The British Broadcasting Corporation Microcomputer System, or BBC Micro, is a series of microcomputers and associated peripherals designed and built by the Acorn Computer company in the 1980s for the BBC Computer Literacy Project, operated by the British Broadcasting Corporation. Designed with an emphasis on education, it was notable for its ruggedness, expandability, and the quality of its operating system. An accompanying 1982 television series, The Computer Programme, featuring Chris Serle learning to use the machine, was broadcast on BBC2.

The consoles are only part of the story, the other half is the games themselves. From the early days of the ‘Pong’ game developers have taken us to worlds of adventure, racing, puzzles, logic, sport among others and it is in these games that many a collector’s dreams are followed. Individual games can sell in for excess of £10,000 in the collector’s market.
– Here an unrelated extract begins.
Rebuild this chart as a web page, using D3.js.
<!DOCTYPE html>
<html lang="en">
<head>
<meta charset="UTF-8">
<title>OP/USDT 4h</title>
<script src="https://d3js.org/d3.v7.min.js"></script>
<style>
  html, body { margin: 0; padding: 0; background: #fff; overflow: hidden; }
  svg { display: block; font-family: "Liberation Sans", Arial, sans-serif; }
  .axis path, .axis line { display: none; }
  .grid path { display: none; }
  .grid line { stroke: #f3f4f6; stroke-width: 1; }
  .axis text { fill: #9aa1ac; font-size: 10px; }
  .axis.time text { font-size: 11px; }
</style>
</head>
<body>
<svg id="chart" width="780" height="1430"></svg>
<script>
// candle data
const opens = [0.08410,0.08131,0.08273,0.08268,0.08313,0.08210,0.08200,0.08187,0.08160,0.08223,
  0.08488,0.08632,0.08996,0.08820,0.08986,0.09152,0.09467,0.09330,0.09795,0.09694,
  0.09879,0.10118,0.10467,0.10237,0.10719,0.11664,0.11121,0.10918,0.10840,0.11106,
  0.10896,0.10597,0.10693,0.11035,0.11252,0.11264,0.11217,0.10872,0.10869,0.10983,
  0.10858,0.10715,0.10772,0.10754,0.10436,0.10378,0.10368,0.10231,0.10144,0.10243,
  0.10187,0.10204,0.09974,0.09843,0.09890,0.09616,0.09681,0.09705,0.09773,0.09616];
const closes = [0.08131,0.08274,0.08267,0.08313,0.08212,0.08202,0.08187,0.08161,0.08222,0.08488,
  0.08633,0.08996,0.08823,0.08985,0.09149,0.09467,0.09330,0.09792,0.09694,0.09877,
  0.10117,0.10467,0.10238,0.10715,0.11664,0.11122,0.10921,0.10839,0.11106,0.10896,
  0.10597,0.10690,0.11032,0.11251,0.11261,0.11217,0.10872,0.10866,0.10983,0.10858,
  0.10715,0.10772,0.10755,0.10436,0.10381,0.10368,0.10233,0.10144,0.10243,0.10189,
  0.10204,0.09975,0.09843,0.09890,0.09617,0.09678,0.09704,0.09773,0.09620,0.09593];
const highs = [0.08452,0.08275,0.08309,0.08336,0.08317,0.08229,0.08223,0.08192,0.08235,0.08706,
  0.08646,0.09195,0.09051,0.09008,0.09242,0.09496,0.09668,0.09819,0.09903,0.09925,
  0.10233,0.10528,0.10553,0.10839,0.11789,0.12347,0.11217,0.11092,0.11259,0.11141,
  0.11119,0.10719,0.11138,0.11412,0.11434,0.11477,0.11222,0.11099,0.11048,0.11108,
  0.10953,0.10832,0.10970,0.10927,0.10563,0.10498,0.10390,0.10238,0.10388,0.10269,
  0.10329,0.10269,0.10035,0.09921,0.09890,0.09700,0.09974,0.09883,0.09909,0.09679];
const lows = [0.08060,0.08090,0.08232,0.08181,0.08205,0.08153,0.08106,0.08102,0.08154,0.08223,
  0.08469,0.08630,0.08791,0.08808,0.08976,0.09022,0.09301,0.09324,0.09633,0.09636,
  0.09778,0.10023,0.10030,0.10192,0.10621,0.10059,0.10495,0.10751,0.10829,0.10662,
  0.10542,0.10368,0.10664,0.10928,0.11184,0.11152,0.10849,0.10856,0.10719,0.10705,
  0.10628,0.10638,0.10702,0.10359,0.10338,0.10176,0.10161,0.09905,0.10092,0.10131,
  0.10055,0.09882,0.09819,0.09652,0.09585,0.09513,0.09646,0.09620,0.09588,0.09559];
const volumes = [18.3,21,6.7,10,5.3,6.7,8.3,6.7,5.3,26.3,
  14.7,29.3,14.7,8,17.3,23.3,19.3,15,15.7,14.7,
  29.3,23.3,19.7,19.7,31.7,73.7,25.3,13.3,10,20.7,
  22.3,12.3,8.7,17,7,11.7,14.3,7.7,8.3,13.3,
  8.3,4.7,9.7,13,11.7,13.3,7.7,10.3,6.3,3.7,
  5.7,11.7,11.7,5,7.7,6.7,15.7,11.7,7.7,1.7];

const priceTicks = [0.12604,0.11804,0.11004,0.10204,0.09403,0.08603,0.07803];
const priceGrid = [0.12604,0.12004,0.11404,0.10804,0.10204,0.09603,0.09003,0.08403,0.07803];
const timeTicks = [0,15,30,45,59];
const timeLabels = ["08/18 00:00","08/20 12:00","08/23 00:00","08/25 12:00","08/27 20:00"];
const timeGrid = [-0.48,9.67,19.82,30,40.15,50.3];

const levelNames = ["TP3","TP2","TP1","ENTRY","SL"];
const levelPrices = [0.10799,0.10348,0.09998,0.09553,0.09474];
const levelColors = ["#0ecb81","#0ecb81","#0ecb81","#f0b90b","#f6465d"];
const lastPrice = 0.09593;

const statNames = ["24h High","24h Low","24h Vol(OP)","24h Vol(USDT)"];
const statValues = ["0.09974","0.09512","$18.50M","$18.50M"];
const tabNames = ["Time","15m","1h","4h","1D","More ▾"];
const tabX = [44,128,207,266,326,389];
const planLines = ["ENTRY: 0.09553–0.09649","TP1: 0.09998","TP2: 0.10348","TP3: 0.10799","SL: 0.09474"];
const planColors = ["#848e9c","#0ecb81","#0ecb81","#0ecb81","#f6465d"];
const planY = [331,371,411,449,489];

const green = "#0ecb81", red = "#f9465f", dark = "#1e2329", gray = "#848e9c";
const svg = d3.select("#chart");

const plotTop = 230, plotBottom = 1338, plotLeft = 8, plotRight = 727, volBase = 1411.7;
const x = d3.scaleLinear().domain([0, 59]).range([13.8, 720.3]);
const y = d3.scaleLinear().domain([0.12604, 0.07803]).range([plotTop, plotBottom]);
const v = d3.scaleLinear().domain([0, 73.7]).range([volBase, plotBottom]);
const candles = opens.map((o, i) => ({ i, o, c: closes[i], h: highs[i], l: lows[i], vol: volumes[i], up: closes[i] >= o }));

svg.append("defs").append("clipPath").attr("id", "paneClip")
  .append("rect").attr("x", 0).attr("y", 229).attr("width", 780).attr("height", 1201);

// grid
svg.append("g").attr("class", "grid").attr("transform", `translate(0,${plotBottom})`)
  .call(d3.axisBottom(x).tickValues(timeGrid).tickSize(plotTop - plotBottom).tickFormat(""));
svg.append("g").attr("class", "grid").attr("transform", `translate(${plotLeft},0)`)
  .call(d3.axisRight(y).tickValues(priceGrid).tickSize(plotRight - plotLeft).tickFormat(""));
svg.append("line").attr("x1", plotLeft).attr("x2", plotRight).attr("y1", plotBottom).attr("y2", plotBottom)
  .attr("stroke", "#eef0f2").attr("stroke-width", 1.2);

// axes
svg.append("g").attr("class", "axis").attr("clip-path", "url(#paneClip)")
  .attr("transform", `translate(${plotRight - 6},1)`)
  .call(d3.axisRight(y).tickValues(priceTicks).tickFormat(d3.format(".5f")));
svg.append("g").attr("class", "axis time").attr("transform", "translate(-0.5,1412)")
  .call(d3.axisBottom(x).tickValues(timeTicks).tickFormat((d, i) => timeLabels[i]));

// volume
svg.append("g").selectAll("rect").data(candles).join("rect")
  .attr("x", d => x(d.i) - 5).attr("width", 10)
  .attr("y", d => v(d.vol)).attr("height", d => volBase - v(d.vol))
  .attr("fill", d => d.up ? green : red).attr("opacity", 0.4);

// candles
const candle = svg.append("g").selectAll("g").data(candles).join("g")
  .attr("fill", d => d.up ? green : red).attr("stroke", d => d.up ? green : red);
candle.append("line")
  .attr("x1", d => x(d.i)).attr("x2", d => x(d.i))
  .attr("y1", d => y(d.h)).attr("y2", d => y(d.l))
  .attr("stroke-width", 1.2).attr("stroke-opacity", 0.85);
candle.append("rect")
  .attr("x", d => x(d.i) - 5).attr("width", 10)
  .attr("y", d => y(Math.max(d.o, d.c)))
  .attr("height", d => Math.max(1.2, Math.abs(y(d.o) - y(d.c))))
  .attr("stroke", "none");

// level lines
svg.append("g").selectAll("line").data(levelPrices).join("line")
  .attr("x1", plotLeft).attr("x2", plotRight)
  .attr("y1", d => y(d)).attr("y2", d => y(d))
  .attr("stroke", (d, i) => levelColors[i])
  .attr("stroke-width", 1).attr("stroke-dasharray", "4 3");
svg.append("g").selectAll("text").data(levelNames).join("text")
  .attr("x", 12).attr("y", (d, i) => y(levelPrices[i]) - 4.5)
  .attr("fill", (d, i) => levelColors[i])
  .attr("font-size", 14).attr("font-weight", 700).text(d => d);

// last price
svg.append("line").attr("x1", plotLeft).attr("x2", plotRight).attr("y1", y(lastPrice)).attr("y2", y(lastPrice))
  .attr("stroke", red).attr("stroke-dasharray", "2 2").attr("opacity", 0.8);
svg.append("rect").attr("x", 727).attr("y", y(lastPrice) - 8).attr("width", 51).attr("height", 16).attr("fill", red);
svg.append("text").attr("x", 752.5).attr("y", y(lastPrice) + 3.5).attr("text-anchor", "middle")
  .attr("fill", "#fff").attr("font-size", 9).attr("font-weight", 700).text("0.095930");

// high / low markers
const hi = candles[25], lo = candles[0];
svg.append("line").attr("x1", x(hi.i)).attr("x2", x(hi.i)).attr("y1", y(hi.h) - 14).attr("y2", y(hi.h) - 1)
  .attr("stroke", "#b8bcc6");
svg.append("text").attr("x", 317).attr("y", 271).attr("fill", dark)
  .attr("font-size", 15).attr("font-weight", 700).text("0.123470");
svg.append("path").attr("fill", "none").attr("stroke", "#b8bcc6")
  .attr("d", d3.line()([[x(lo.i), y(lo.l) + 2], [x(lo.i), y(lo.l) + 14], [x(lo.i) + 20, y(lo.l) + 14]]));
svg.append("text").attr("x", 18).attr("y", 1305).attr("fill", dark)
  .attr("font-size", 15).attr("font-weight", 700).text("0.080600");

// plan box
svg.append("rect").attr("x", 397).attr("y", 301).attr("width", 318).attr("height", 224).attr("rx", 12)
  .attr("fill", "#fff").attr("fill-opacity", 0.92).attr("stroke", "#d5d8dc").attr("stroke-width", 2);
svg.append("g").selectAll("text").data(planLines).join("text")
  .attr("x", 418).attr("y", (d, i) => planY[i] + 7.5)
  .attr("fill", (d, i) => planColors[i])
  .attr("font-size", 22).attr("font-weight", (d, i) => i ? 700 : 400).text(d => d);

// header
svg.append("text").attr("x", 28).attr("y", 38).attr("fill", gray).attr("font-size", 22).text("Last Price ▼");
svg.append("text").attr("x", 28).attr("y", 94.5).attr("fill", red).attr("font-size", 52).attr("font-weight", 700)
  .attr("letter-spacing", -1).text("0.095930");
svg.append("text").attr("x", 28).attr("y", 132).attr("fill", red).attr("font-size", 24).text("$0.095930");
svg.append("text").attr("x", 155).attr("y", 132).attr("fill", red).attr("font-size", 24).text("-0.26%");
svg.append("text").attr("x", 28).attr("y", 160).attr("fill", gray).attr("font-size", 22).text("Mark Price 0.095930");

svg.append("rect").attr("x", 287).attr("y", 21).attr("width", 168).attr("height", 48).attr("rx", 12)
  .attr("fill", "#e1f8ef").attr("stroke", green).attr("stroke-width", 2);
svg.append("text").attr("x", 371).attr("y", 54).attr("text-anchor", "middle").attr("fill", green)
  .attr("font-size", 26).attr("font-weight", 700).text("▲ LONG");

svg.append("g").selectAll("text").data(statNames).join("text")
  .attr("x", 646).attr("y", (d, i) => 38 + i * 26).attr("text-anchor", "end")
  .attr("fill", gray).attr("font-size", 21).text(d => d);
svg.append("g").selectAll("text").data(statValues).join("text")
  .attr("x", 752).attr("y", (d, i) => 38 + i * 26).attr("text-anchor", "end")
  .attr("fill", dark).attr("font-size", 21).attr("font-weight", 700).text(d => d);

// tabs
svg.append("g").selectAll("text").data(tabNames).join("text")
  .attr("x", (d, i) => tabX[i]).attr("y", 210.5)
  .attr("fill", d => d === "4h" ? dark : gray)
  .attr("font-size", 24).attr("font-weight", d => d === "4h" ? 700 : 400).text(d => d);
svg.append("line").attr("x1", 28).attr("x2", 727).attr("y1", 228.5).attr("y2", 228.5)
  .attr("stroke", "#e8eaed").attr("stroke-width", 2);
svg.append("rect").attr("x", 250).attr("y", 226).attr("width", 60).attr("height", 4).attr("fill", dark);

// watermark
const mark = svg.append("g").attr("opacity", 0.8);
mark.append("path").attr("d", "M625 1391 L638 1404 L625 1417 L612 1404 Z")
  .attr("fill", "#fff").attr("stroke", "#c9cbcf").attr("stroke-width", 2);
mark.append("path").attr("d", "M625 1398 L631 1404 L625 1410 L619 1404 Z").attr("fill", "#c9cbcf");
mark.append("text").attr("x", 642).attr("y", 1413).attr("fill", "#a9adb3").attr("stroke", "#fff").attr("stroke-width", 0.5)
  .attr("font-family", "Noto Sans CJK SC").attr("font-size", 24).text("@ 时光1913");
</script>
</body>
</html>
Do you have a hidden dust covered copy of ‘Air Raid’ for the 1970’s Atari 2600 or the 1990 Nintendo World Championship on the NES platform?????? In these, value is driven by rarity but what have been the most popular games ever sold? Who remembers the world of colourful tiles? Yes, ‘Tetris’ with over 500 million copies sold worldwide, is a leading contender along with ‘cubes’ of the world of Minecraft. 

If you are drawn back to the world of ‘retro technology’ a number of top tips may help clarify your thinking:-

  1. Always try to ensure the items you buy are working and complete. 
  2. Try to buy with original packaging intact especially if are thinking investment rather than ‘play’. Cables and instructions are often missing.  
  3. If the consideration is long term investment buy the items no one else is buying 
  4. Look out for promotional packaging or bundle deals that may have a short retail shelf life.
  5. ….and games currently on the up in value Cool World on Super Nintendo, Tintin Destination Adventure on original Playstation or what about Amazing Penguin on Gameboy…
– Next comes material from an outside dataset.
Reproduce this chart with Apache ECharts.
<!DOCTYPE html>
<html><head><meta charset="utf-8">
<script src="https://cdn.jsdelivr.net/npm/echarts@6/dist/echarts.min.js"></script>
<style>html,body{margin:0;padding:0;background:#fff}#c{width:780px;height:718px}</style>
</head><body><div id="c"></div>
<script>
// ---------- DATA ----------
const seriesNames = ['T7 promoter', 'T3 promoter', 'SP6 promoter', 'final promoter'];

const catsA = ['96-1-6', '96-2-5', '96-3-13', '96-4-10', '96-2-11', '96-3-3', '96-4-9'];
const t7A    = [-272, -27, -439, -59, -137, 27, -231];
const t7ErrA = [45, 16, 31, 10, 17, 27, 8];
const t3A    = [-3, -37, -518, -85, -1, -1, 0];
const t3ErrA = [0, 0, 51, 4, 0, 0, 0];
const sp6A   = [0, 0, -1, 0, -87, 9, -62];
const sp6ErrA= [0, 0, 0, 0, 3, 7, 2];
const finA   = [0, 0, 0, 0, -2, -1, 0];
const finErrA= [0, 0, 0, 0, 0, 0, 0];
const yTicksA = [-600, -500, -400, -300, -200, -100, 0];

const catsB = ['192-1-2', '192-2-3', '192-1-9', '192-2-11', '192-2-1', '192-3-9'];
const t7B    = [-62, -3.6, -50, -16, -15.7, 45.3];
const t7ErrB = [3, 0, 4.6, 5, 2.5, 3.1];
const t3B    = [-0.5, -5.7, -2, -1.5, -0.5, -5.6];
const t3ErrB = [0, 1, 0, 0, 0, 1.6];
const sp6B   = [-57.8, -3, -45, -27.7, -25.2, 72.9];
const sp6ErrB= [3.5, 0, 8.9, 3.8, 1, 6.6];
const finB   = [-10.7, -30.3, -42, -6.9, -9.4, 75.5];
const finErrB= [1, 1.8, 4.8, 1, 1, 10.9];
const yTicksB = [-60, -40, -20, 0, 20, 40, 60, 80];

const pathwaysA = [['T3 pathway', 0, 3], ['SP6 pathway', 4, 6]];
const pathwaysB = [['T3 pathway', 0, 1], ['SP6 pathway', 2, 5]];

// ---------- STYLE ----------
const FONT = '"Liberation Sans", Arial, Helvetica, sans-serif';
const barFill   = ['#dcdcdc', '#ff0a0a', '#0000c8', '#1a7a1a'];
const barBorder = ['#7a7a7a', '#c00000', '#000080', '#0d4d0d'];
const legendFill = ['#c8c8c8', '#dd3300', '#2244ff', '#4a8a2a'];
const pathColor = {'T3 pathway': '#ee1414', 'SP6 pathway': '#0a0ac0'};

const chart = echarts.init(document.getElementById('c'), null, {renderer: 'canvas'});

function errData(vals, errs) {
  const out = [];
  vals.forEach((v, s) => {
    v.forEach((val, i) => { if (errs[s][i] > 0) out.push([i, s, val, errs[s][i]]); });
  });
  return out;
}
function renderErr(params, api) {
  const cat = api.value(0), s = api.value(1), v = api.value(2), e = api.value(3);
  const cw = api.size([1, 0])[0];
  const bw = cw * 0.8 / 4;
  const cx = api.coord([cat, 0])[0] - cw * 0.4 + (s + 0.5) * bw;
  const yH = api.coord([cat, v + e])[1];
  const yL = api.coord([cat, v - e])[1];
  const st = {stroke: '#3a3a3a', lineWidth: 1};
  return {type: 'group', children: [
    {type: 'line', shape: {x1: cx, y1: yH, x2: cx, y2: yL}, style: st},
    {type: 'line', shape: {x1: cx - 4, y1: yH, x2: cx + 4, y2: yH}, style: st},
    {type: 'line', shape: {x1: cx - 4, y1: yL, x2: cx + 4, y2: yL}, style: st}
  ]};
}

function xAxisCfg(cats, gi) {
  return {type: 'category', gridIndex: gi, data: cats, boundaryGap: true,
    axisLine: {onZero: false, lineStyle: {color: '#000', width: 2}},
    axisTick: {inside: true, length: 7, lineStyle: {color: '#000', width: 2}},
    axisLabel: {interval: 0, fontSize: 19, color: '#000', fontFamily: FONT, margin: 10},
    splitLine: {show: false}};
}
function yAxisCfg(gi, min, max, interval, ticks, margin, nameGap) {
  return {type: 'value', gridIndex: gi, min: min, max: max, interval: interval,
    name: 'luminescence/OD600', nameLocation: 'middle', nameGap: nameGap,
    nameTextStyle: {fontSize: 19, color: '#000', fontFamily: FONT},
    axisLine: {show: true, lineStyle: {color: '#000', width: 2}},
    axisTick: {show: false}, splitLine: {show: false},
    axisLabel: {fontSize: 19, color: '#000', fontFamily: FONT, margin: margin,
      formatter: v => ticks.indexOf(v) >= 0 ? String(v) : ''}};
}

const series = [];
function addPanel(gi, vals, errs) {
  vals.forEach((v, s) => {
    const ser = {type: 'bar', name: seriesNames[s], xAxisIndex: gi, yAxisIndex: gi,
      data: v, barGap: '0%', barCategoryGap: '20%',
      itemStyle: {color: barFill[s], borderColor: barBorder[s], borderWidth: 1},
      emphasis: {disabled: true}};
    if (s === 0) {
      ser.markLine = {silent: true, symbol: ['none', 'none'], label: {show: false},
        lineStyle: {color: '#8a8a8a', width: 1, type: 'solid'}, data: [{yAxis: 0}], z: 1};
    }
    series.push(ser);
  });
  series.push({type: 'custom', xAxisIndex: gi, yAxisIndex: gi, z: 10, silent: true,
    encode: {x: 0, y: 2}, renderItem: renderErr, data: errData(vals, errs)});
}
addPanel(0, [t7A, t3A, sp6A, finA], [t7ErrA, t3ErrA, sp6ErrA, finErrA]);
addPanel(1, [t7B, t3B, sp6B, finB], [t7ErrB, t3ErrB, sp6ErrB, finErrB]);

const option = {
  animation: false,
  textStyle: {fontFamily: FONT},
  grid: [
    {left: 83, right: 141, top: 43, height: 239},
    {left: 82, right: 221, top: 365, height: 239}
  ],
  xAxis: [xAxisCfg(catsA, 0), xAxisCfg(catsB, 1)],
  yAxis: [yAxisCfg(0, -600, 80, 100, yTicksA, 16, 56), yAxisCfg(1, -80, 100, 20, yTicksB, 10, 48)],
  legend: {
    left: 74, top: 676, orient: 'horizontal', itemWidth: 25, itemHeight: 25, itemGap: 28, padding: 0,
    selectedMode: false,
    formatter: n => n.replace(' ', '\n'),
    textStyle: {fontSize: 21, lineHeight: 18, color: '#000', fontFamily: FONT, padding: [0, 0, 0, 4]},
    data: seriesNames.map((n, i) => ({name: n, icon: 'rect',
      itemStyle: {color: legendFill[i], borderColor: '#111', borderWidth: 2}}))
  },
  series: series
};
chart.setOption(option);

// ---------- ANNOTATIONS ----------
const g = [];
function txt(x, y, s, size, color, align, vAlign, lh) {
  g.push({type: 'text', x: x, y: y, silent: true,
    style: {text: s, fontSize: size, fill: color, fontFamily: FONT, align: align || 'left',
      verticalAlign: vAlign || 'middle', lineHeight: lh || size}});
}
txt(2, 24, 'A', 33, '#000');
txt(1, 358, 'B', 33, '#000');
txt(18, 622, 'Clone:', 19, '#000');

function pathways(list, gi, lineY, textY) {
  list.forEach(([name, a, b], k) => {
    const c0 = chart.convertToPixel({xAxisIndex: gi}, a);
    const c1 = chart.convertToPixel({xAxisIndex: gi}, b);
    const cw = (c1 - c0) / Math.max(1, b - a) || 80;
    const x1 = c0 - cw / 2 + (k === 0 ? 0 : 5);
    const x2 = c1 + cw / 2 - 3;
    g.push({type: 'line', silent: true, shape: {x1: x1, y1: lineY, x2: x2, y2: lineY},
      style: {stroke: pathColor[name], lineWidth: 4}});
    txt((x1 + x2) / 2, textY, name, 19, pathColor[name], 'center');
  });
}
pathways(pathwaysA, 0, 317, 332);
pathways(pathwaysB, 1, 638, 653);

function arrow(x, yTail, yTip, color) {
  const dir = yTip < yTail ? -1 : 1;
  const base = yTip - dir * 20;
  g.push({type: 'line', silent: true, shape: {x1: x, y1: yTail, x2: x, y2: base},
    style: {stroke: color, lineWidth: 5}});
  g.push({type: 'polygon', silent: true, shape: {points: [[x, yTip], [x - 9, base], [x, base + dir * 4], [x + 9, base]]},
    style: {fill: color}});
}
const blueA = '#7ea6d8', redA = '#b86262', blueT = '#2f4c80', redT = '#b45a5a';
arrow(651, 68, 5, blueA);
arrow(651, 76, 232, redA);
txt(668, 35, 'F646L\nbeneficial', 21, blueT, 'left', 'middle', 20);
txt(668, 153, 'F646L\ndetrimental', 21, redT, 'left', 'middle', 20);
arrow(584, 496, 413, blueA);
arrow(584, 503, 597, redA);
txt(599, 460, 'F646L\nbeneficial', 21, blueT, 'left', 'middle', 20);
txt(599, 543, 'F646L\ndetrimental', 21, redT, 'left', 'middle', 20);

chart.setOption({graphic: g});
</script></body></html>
The overriding advice as with all collecting hobbies is – enjoy it – as for your authors personal favourite – ‘Goldeneye’ on the Nintendo 64 – ‘I will be with you in a minute Miss Moneypenny, just got to finish level 3!’
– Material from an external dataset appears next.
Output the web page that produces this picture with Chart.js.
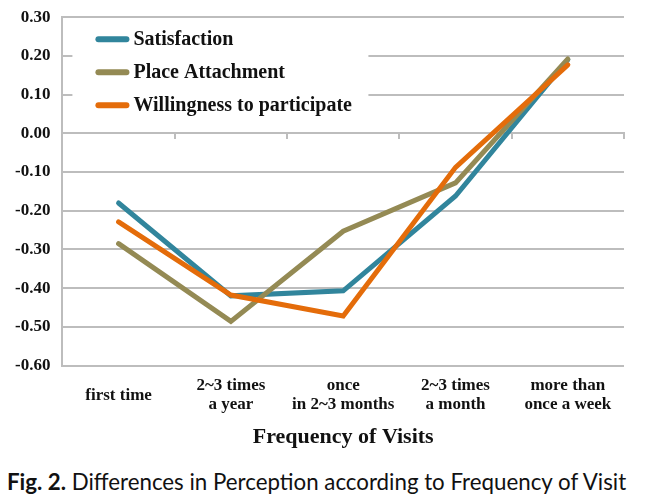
<!DOCTYPE html>
<html>
<head>
<meta charset="utf-8">
<script src="https://cdn.jsdelivr.net/npm/chart.js@4/dist/chart.umd.min.js"></script>
<style>
  body { margin: 0; background: #fff; }
  #wrap { position: relative; width: 645px; height: 499px; overflow: hidden; }
  #chartBox { position: absolute; left: 0; top: -5px; width: 645px; height: 456px; }
  #caption { position: absolute; left: 7px; top: 468px; font-family: Lato, "Noto Sans", sans-serif; font-size: 22.3px; color: #111; white-space: nowrap; }
</style>
</head>
<body>
<div id="wrap">
  <div id="chartBox"><canvas id="chart"></canvas></div>
  <div id="caption"><b>Fig. 2.</b> Differences in Perception according to Frequency of Visit</div>
</div>
<script>
const categories = [
    'first time',
    ['2~3 times', 'a year'],
    ['once', 'in 2~3 months'],
    ['2~3 times', 'a month'],
    ['more than', 'once a week']
];
const satisfaction = [-0.18, -0.42, -0.407, -0.162, 0.19];
const placeAttachment = [-0.285, -0.486, -0.253, -0.128, 0.192];
const willingness = [-0.229, -0.418, -0.472, -0.088, 0.177];
const yTicks = [0.30, 0.20, 0.10, 0.00, -0.10, -0.20, -0.30, -0.40, -0.50, -0.60];

const serif = '"Liberation Serif", "DejaVu Serif", serif';
const gridColor = '#bdbdbd';

// legend drawn inside the plot, on a white box
const insideLegend = {
    id: 'insideLegend',
    beforeDatasetsDraw(chart) {
        const ctx = chart.ctx;
        const area = chart.chartArea;
        const x0 = area.left + 10;
        const y0 = area.top + 6;
        ctx.save();
        ctx.fillStyle = '#fff';
        ctx.fillRect(x0, y0, 296, 104);
        ctx.font = 'bold 20px ' + serif;
        ctx.textBaseline = 'middle';
        chart.data.datasets.forEach((ds, i) => {
            const y = y0 + 16 + i * 33;
            ctx.strokeStyle = ds.borderColor;
            ctx.lineWidth = 6;
            ctx.lineCap = 'round';
            ctx.beginPath();
            ctx.moveTo(x0 + 26, y);
            ctx.lineTo(x0 + 54, y);
            ctx.stroke();
            ctx.fillStyle = '#111';
            ctx.fillText(ds.label, x0 + 61, y + 1);
        });
        ctx.restore();
    }
};

const ctx = document.getElementById('chart').getContext('2d');
new Chart(ctx, {
    type: 'line',
    data: {
        labels: categories,
        datasets: [{
            label: 'Satisfaction',
            data: satisfaction,
            borderColor: '#31859c',
            order: 2
        }, {
            label: 'Place Attachment',
            data: placeAttachment,
            borderColor: '#948a54',
            order: 1
        }, {
            label: 'Willingness to participate',
            data: willingness,
            borderColor: '#e46c0a',
            order: 0
        }]
    },
    options: {
        responsive: true,
        maintainAspectRatio: false,
        animation: false,
        layout: { padding: { left: 3, right: 21, top: 3, bottom: 0 } },
        elements: {
            line: { borderWidth: 5, tension: 0, borderCapStyle: 'round', borderJoinStyle: 'miter', fill: false },
            point: { radius: 0, hoverRadius: 0 }
        },
        plugins: {
            legend: { display: false },
            tooltip: { enabled: false }
        },
        scales: {
            x: {
                type: 'category',
                offset: true,
                grid: { display: false },
                border: { display: false },
                ticks: {
                    color: '#111',
                    // single-line label gets a taller line so it sits centred against the two-line ones
                    font: c => ({ family: serif, size: 17, weight: 'bold', lineHeight: c.index === 0 ? 2.24 : 1.12 }),
                    padding: 3,
                    maxRotation: 0,
                    autoSkip: false
                },
                title: {
                    display: true,
                    text: 'Frequency of Visits',
                    color: '#111',
                    font: { family: serif, size: 22, weight: 'bold' },
                    padding: { top: 7, bottom: 0 }
                }
            },
            x2: {
                type: 'category',
                axis: 'x',
                labels: categories,
                offset: true,
                position: { y: 0 },
                ticks: { display: false },
                grid: { offset: true, drawOnChartArea: false, drawTicks: true, tickLength: 5, color: gridColor, lineWidth: 2 },
                border: { display: true, color: gridColor, width: 2 }
            },
            y: {
                min: -0.6,
                max: 0.3,
                afterBuildTicks(scale) {
                    scale.ticks = yTicks.map(v => ({ value: v }));
                },
                grid: { color: gridColor, lineWidth: 2, drawTicks: false },
                border: { display: true, color: gridColor, width: 2 },
                ticks: {
                    color: '#111',
                    font: { family: serif, size: 17, weight: 'bold' },
                    padding: 12,
                    callback: v => v.toFixed(2)
                }
            }
        }
    },
    plugins: [insideLegend]
});
</script>
</body>
</html>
The 20th February 2020 sees a specialist auction of Retro Technology taking place at Sheffield Auction Gallery where the likes of Super Mario, Grand Theft Auto, X-Box, Playstation, Atari, ZX Spectrum, Saga game Gear, Super Mario among others are being offered for auction. 

“The technology may be simpler, however, re-living the ‘gaming dramas’ of our youth is becoming more and more popular.” Commented Auction Gallery specialist cataloguer – James Mettam.